Nos anos seguintes, já à frente da Federação Brasileira pelo Progresso Feminino, Lutz inicia uma articulação política para pressionar governantes dos estados a criar espaços de discussão para debater os direitos das mulheres, inclusive o direito ao voto.

No Rio Grande do Norte, o candidato ao governo Juvenal Lamartine, por influência da FBPF, inclui na sua plataforma eleitoral a defesa do sufrágio feminino e, em 1927, aprova uma nova lei eleitoral que estabelece que não haveria distinção de gênero para exercício do voto.

Em 25 de novembro daquele ano a professora Celina Guimarães Vianna se torna a primeira eleitora do Brasil, após a Justiça local aceitar o seu alistamento. Depois da conquista, a professora de Mossoró (RN) envia um telegrama ao Senado Federal, com um apelo para que todas as suas compatriotas obtivessem o mesmo direito.

No ano seguinte, em Minas Gerais, outra mulher também fez história ao requerer na Justiça e garantir o direito de votar. A advogada feminista Maria Ernestina Carneiro Santiago Pereira, conhecida como Mietta Santiago, argumentou em seu pedido que a proibição do voto feminino contrariava o artigo 70 da Constituição de 1891, que considerava eleitores “os cidadãos maiores de 21 anos que se alistarem na forma da lei”.

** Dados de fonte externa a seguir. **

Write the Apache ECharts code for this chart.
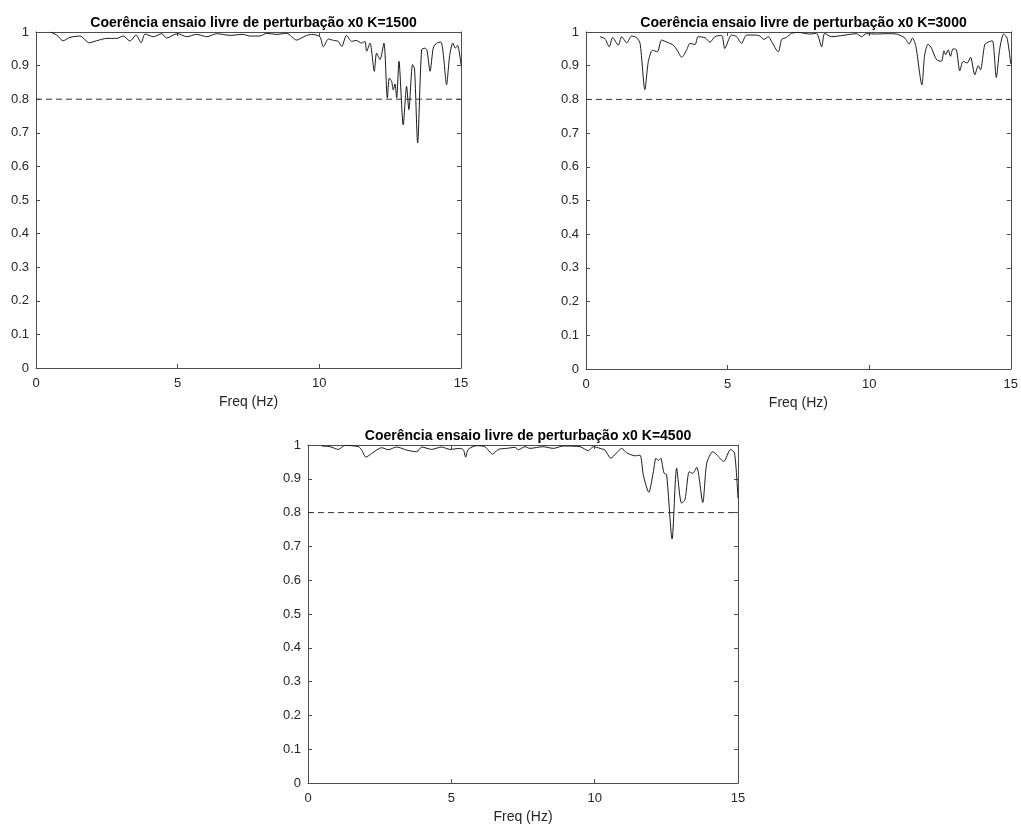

Além de conseguir o direito de votar, Mietta também garantiu, de forma inédita, o direito de concorrer ao cargo de deputada federal. A história ganhou repercussão nacional e até poesia de Carlos Drummond de Andrade.

A MULHER ELEITORA

Mietta Santiago

loura poeta bacharel

Conquista, por sentença de Juiz,

direito de votar e ser votada

para vereador, deputado, senador,

e até Presidente da República,

Mulher votando?

Mulher, quem sabe, Chefe da Nação?

O escândalo abafa a Mantiqueira,

Faz tremerem os trilhos da Central

e acende no Bairro dos Funcionários,

melhor: na cidade inteira funcionária,

a suspeita de que Minas endoidece,

já endoideceu: o mundo acaba.

(Carlos Drummond de Andrade)

Mietta não foi eleita, mas a brecha aberta por sua candidatura foi utilizada por Alzira Soriano que pelo Partido Republicano do Rio de Grande do Norte concorreu à prefeitura da cidade de Lages (RN) e se tornou a primeira prefeita da América Latina, em 1928, 4 anos antes de o direito ao voto ser concedido às brasileiras, em 1932.

Apenas as mulheres com renda puderam votar a partir daquele ano. Em 1934, a lei tornou o voto obrigatório, mas ainda apenas para aquelas que exerciam função remunerada. Apenas em 1946, o direito ao voto estendeu a obrigatoriedade a todas as mulheres até hoje.